Ils suggèrent que les solutions à l’épidémie de surdose de médicaments pourraient inclure de meilleurs programmes de surveillance des médicaments d’ordonnance, l’élargissement de l’accès aux traitements de la toxicomanie, l’établissement de centres d’injection supervisés et de programmes d’échange de seringues, et l’augmentation de la disponibilité de la naloxone pour contrer les surdoses.

Les chercheurs affirment également que des politiques sociales correctives devraient s’attaquer «aux conditions sociales et économiques sous-jacentes qui peuvent sous-tendre la consommation de drogues». Ce sont précisément ces conditions sous-jacentes qui se sont aggravées sous les administrations américaines successives et du fait de l’attaque bipartite contre les programmes sociaux dont dépendent des millions de travailleurs et leurs familles.

L’aide sociale en argent a été pratiquement éliminée sous Bill Clinton. La réduction des coupons alimentaires, qui s’est intensifiée sous l’administration Obama, s’est poursuivie sous Donald Trump. Le président actuel a certes déclaré que l’épidémie des opioïdes était une «urgence de santé publique», mais il n’a alloué aucun nouveau financement aux États pour faire face à la crise.

Il convient de noter que la première étude de la revue BMJ a révélé qu’entre 2010 et 2016, l’espérance de vie aux États-Unis avait stagné puis diminué, tandis que d’autres pays à revenu élevé ont connu des augmentations, certes modestes mais régulières de l’espérance de vie. Dans le sillage de la Grande Récession, la classe ouvrière a continué de voir ses conditions de vie se dégrader tandis que les deux grands partis du monde des affaires ont renfloué les banques et les super riches et continué de remplir leurs comptes bancaires aux dépens de la grande majorité.

Alors que les nouveaux taux d’espérance de vie en baisse aux États-Unis devraient sonner l’alarme, aucune réponse de ce genre n’a été obtenue de la Maison-Blanche ou du Congrès. Tous deux sont également restés silencieux lors de la récente publication d’un rapport de l’agence fédérale américaine CDC (Centers for Disease Control and Prevention) selon lequel 72.000 personnes sont mortes d’une surdose de drogue en 2017 aux États-Unis.

L’espérance de vie est l’un des indices les plus importants de la santé d’une société. L’augmentation des taux de mortalité – chose impensable dans les temps modernes, sauf dans les périodes d’épidémies et de guerres mondiales – est un avertissement à la classe ouvrière qu’elle doit développer une réponse socialiste à cette urgence sanitaire.
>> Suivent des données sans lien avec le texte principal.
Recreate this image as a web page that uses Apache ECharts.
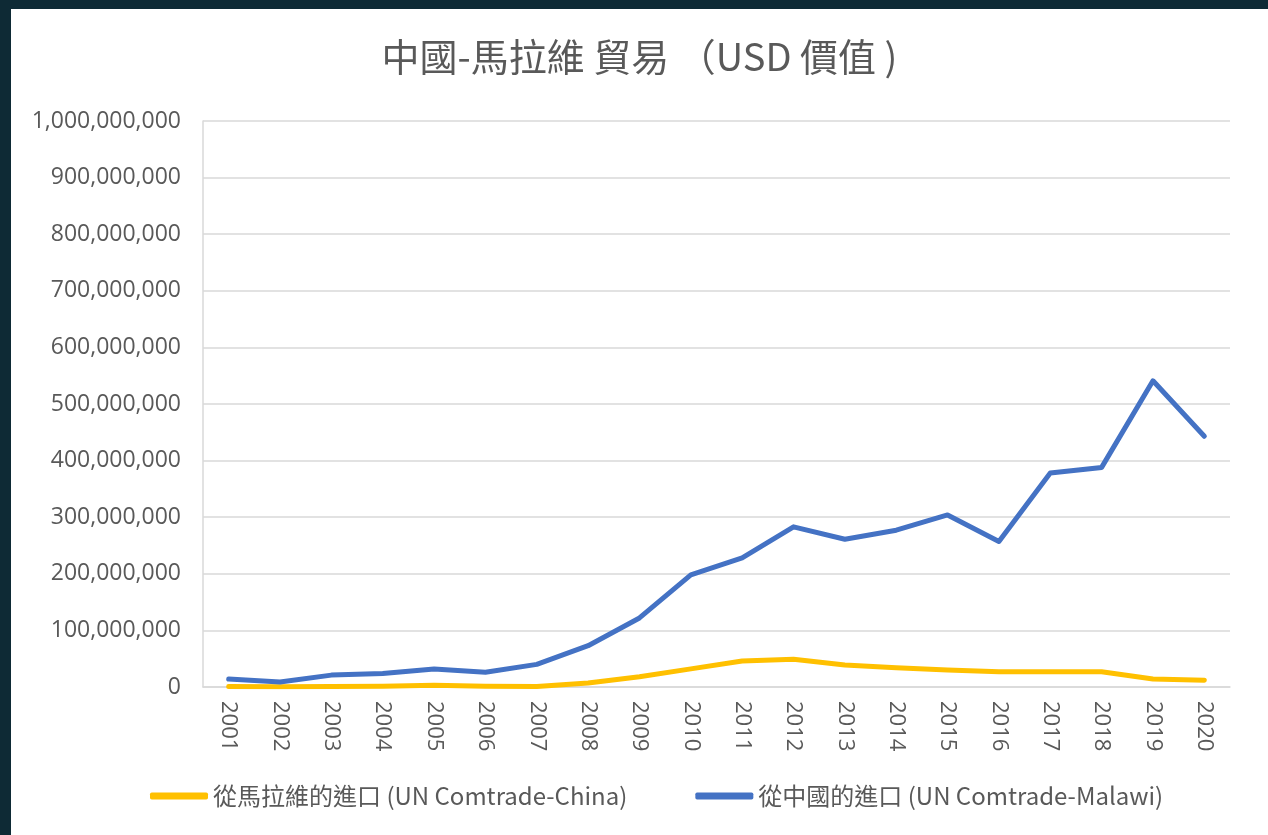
<!DOCTYPE html>
<html>
<head>
<meta charset="utf-8">
<script src="https://cdn.jsdelivr.net/npm/echarts@6/dist/echarts.min.js"></script>
<style>
html,body{margin:0;padding:0;width:1268px;height:835px;background:#0e2a35;overflow:hidden;}
#chart{position:absolute;left:11px;top:9px;width:1257px;height:826px;background:#ffffff;}
</style>
</head>
<body>
<div id="chart"></div>
<script>
const titleText = "中國-馬拉維 貿易 （USD 價值 )";
const years = ["2001","2002","2003","2004","2005","2006","2007","2008","2009","2010","2011","2012","2013","2014","2015","2016","2017","2018","2019","2020"];
const seriesNames = ["從馬拉維的進口 (UN Comtrade-China)", "從中國的進口 (UN Comtrade-Malawi)"];
const importsFromMalawi = [1000000, 500000, 1000000, 1500000, 3000000, 1500000, 1000000, 7000000, 18000000, 32000000, 46000000, 49000000, 39000000, 34000000, 30000000, 27000000, 27000000, 27000000, 14000000, 12000000];
const importsFromChina = [14000000, 9000000, 21000000, 24000000, 32000000, 26000000, 40000000, 73000000, 122000000, 198000000, 228000000, 283000000, 261000000, 277000000, 304000000, 257000000, 378000000, 388000000, 541000000, 443000000];
const yTicks = {min: 0, max: 1000000000, interval: 100000000};

const chart = echarts.init(document.getElementById('chart'), null, {renderer: 'canvas'});
const latin = "'Open Sans', 'Noto Sans CJK TC', sans-serif";
chart.setOption({
  animation: false,
  backgroundColor: '#ffffff',
  title: {
    text: titleText,
    left: 'center',
    top: 24,
    textStyle: {fontFamily: "'Noto Sans CJK TC', 'Open Sans', sans-serif", fontSize: 38, fontWeight: 'normal', color: '#595959'}
  },
  legend: {
    bottom: 22,
    left: 134,
    itemWidth: 58,
    itemHeight: 7,
    itemGap: 68,
    icon: 'roundRect',
    textStyle: {fontFamily: "'Noto Sans CJK TC', sans-serif", fontSize: 24, color: '#595959'},
    data: seriesNames
  },
  grid: {left: 192, right: 38, top: 112, bottom: 148, containLabel: false},
  xAxis: {
    type: 'category',
    data: years,
    boundaryGap: true,
    axisLine: {show: true, lineStyle: {color: '#d9d9d9', width: 1.5}},
    axisTick: {show: false},
    axisLabel: {rotate: -90, margin: 14, fontFamily: latin, fontSize: 22, color: '#595959'}
  },
  yAxis: {
    type: 'value',
    min: yTicks.min,
    max: yTicks.max,
    interval: yTicks.interval,
    axisLine: {show: true, lineStyle: {color: '#d9d9d9', width: 1.5}},
    axisTick: {show: false},
    splitLine: {lineStyle: {color: '#d9d9d9', width: 1.5}},
    axisLabel: {margin: 22, fontFamily: latin, fontSize: 23, color: '#595959',
      formatter: v => v.toLocaleString('en-US')}
  },
  series: [
    {name: seriesNames[0], type: 'line', data: importsFromMalawi, symbol: 'none', color: '#FFC000',
     lineStyle: {width: 5, color: '#FFC000', cap: 'round', join: 'round'}},
    {name: seriesNames[1], type: 'line', data: importsFromChina, symbol: 'none', color: '#4472C4',
     lineStyle: {width: 5, color: '#4472C4', cap: 'round', join: 'round'}}
  ]
});
</script>
</body>
</html>
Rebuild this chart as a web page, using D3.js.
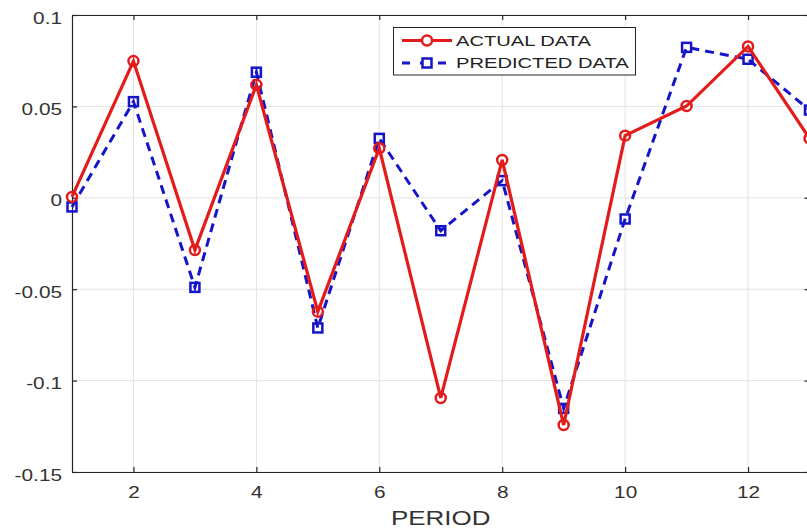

Les centaines de milliards de dollars alloués à l’appareil militaire américain pour mener ses multiples guerres doivent être détournés pour financer des centres de réhabilitation, des centres de santé mentale, des hôpitaux et des cliniques utilisant les méthodes scientifiques et les traitements les plus récents. Les richesses des entreprises pharmaceutiques, des chaînes d’hôpitaux géantes et des compagnies d’assurance privées doivent être expropriées et placées sous le contrôle des travailleurs. Un système de soins de santé socialisé doit être mis en place afin de donner accès à des soins de santé gratuits et de la plus haute qualité pour tous.